Fed Chair Janet Yellen and the FOMC bumped up interest rates by a quarter point before her final major press conference as the bank's leader, though her outlook for the future of the economy was notably reserved despite a looming GOP tax cut and equities markets that continue to boom.
While Yellen will lead one more meeting early next year, that meeting will almost certainly be custodial and focused on the transition of the committee's leadership to her successor Jerome Powell. This was Yellen's final appearance at a policy meeting press conference, gatherings which the Fed usually reserves for its important policy and messaging changes, and she and other Fed policymakers delivered the interest rate hike that markets had expected coming into the meeting.
They accompanied the increase with a quite muddled message about the policy outlook beyond the end of Yellen's tenure, however, and one that will likely. The committee predicted that growth will rise to 2.5% next year before slowing again in 2019 as labor markets and wages improve. At the same time, the Fed said any increases in prices during that period would still keep inflation levels short of the Fed's long-run 2% target until sometime in 2019; meaning that despite the efforts of Yellen's Fed the central bank has still not fully beat back the deflationary influences that have kept inflation below that target since the onset of the Aughts-ian financial crisis. Additionally, two regional bank members of the committee (Minneapolis Fed chief lumberjack and President Neel Kashkari and Chicago Fed President Charles Evans) voted to keep rates at their current level, reflecting a persistent minority view within the bank's policymaker ranks that the Fed has lifted rates as much as defensible given its failure to even consistently graze its own goals for inflation. This argument will continue to have traction going forward because, as Yellen admitted in her press conference, it seems quite likely that the Fed is not fully grasping what factors are at play in the economy that are have held inflation down for so long despite the Herculean efforts to ease financial conditions the Fed has undertaken.

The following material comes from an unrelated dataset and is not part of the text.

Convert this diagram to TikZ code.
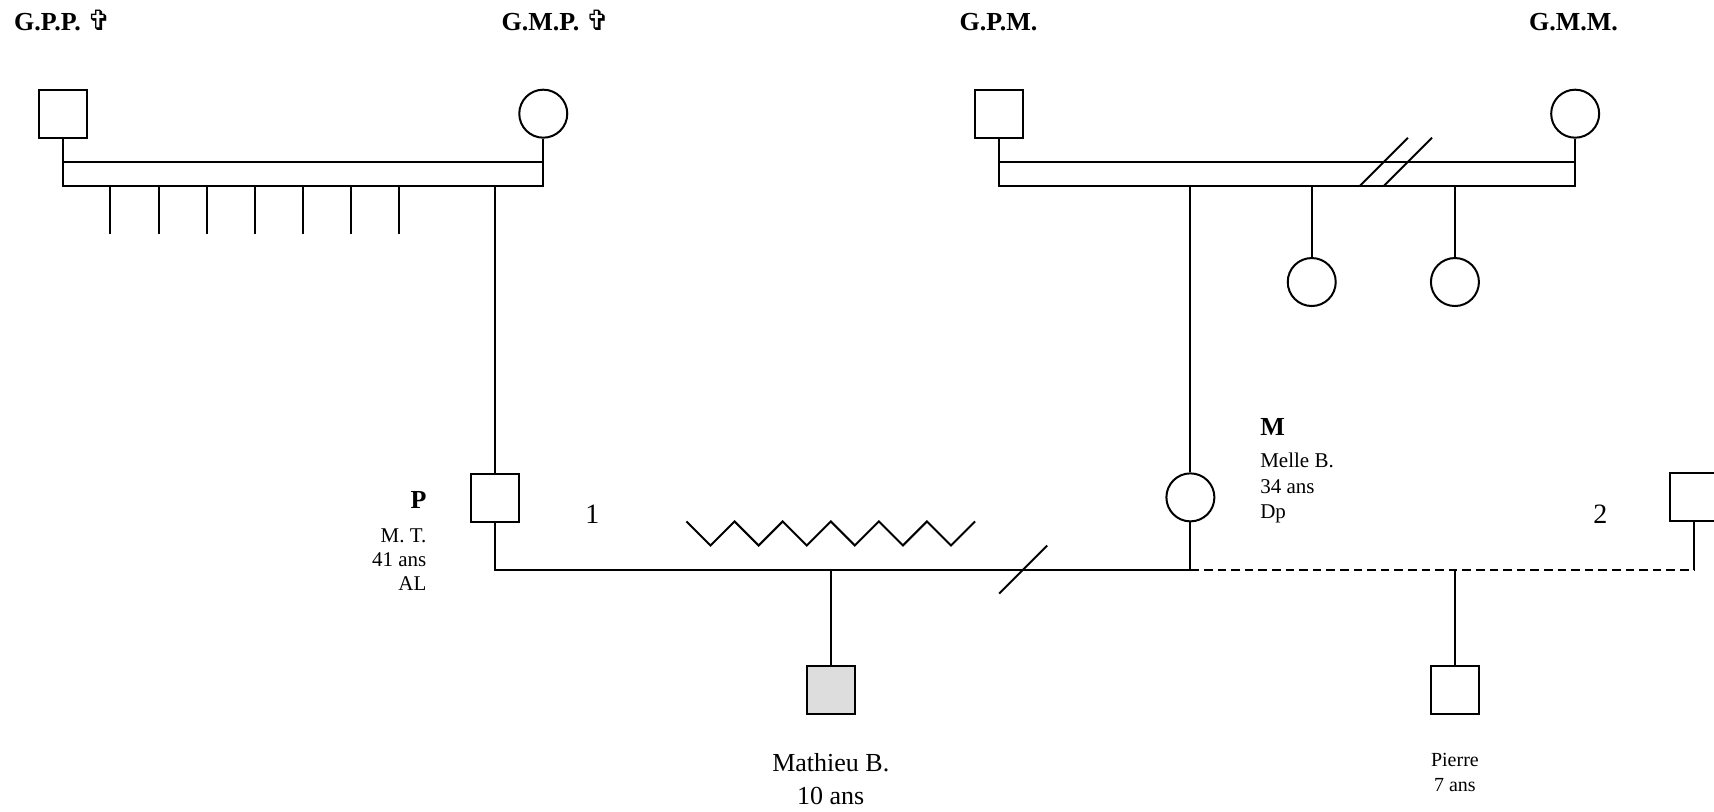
\documentclass[tikz,border=0pt]{standalone}
\usepackage{fontspec}
\setmainfont{Liberation Serif}
\newfontfamily\symfont{DejaVu Sans}
\definecolor{affected}{HTML}{DDDDDD}
\begin{document}
\begin{tikzpicture}[x=0.54655pt,y=-0.54655pt,line width=1pt,
  male/.style={draw,rectangle,minimum size=24pt,inner sep=0pt},
  female/.style={draw,circle,minimum size=24pt,inner sep=0pt},
  hdr/.style={font=\bfseries\fontsize{13}{15}\selectfont,inner sep=0pt,anchor=base west},
  big/.style={font=\bfseries\fontsize{13}{15}\selectfont,inner sep=0pt},
  small/.style={font=\fontsize{10.5}{12.5}\selectfont,inner sep=0pt},
  tiny/.style={font=\fontsize{10}{12}\selectfont,inner sep=0pt,anchor=base},
  mid/.style={font=\fontsize{13}{15}\selectfont,inner sep=0pt,anchor=base},
  num/.style={font=\fontsize{14}{16}\selectfont,inner sep=0pt,anchor=base},
  dashline/.style={dash pattern=on 4.3pt off 2.5pt}]
\useasboundingbox (0,0) rectangle (1568,742);

% headers
\newcommand\crossmark{{\symfont\bfseries\fontsize{14}{15}\selectfont ✞}}
\node[hdr] (tgpp) at (12,28) {G.P.P. \crossmark};
\node[hdr] (tgmp) at (458,28) {G.M.P. \crossmark};
\node[hdr] (tgpm) at (877,28) {G.P.M.};
\node[hdr] (tgmm) at (1398,28) {G.M.M.};

% generation 1
\node[male] (gpp) at (57.5,104) {};
\node[female] (gmp) at (497,104) {};
\node[male] (gpm) at (914,104) {};
\node[female] (gmm) at (1441,104) {};

% paternal couple bar
\coordinate (a1) at (57.5,148);
\coordinate (a2) at (497,148);
\coordinate (a3) at (57.5,170);
\coordinate (a4) at (497,170);
\draw (gpp.south) -- (a3) -- (a4) -- (gmp.south);
\draw (a1) -- (a2);
\foreach \x in {101,145,189,233,277,321,365}
  \draw (\x,170) -- (\x,214);

% maternal couple bar
\coordinate (c1) at (914,148);
\coordinate (c2) at (1441,148);
\coordinate (c3) at (914,170);
\coordinate (c4) at (1441,170);
\draw (gpm.south) -- (c3) -- (c4) -- (gmm.south);
\draw (c1) -- (c2);
\draw (1244,170) -- (1288,126);
\draw (1266,170) -- (1310,126);

% aunts
\node[female] (s1) at (1200,258) {};
\node[female] (s2) at (1331,258) {};
\draw (s1.north) -- (s1.north |- c3);
\draw (s2.north) -- (s2.north |- c3);

% parents
\node[male] (p) at (453,455.5) {};
\node[female] (m) at (1089,455) {};
\draw (p.north) -- (p.north |- a3);
\draw (m.north) -- (m.north |- c3);

\coordinate (pm) at (453,521);
\coordinate (mm) at (1089,521);
\draw (p.south) -- (pm) -- (mm) -- (m.south);

% zigzag (conflict)
\draw (628,477) -- (650,499) -- (672,477) -- (694,499) -- (716,477) -- (738,499)
  -- (760,477) -- (782,499) -- (804,477) -- (826,499) -- (848,477) -- (870,499) -- (892,477);
% separation slash
\draw (914,543) -- (958,499);

% second partner
\node[male] (h2) at (1550,455) {};
\coordinate (hm) at (1550,521);
\draw (h2.south) -- (hm);
\draw[dashline] (mm) -- (hm);

% children
\node[male,fill=affected] (mat) at (760,631) {};
\draw (mat.north) -- (mat.north |- pm);
\node[male] (pie) at (1331,631) {};
\draw (pie.north) -- (pie.north |- mm);

% labels
\node[big,anchor=base east] (lp) at (391,465) {P};
\node[small,anchor=base east] (lp1) at (391,496) {M. T.};
\node[small,anchor=base east] (lp2) at (391,518) {41 ans};
\node[small,anchor=base east] (lp3) at (391,540) {AL};

\node[big,anchor=base west] (lm) at (1152,398) {M};
\node[small,anchor=base west] (lm1) at (1152,428) {Melle B.};
\node[small,anchor=base west] (lm2) at (1152,451) {34 ans};
\node[small,anchor=base west] (lm3) at (1152,474) {Dp};

\node[num] (n1) at (542,479) {1};
\node[num] (n2) at (1464,479) {2};

\node[mid] (lmat1) at (760,706) {Mathieu B.};
\node[mid] (lmat2) at (760,736) {10 ans};
\node[tiny] (lpie1) at (1331,701) {Pierre};
\node[tiny] (lpie2) at (1331,724) {7 ans};
\end{tikzpicture}
\end{document}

Yellen did touch on some topical items during her final Q&A, as well. The tax reform package nearing completion in the Capitol and its potential wider impacts is one area of "considerable uncertainty," Yellen said, though she added that most FOMC members and observers estimate a "moderate lift" in GDP from the changes. This stance is another that could easily be amended early next year as economists and the Fed's governors understand more about the potential finalized deal. However the implied bump is perhaps even less "moderate" than Yellen admits considering the committee sees growth sliding back to around the 2% level during 2019 despite the labor market and wage improvements, as well as the uptick in growth, it is predicting during the next year. And though Fed officials usually are quite circumspect about commenting on fiscal policy, Yellen did argue that the tax cut's effects on the national debt could once again leave fiscal policy constrained if the economy were to unexpectedly slow.
In many respects this decision -- and the messages with which the Fed delivered it -- seem designed to give Jay Powell as much policy flexibility heading into the beginning of his tenure as possible. FOMC members are signaling that labor markets will continue to improve incrementally, and growth will see a bump next year; at the same time, inflation will be light and remains a problem for the future and steady but quite moderate tightening moves are necessary. Taken altogether it is a decent summation of the overarching policy prerogatives of the Yellen era. And while there has been little indication that Powell has serious disagreements with Yellen about the outlook for the economy and monetary policy, maintaining a consistent stance as she exits allows Powell time now to begin engineering any important policy or messaging changes and to consolidate the slow normalization achievements to which she led the Fed.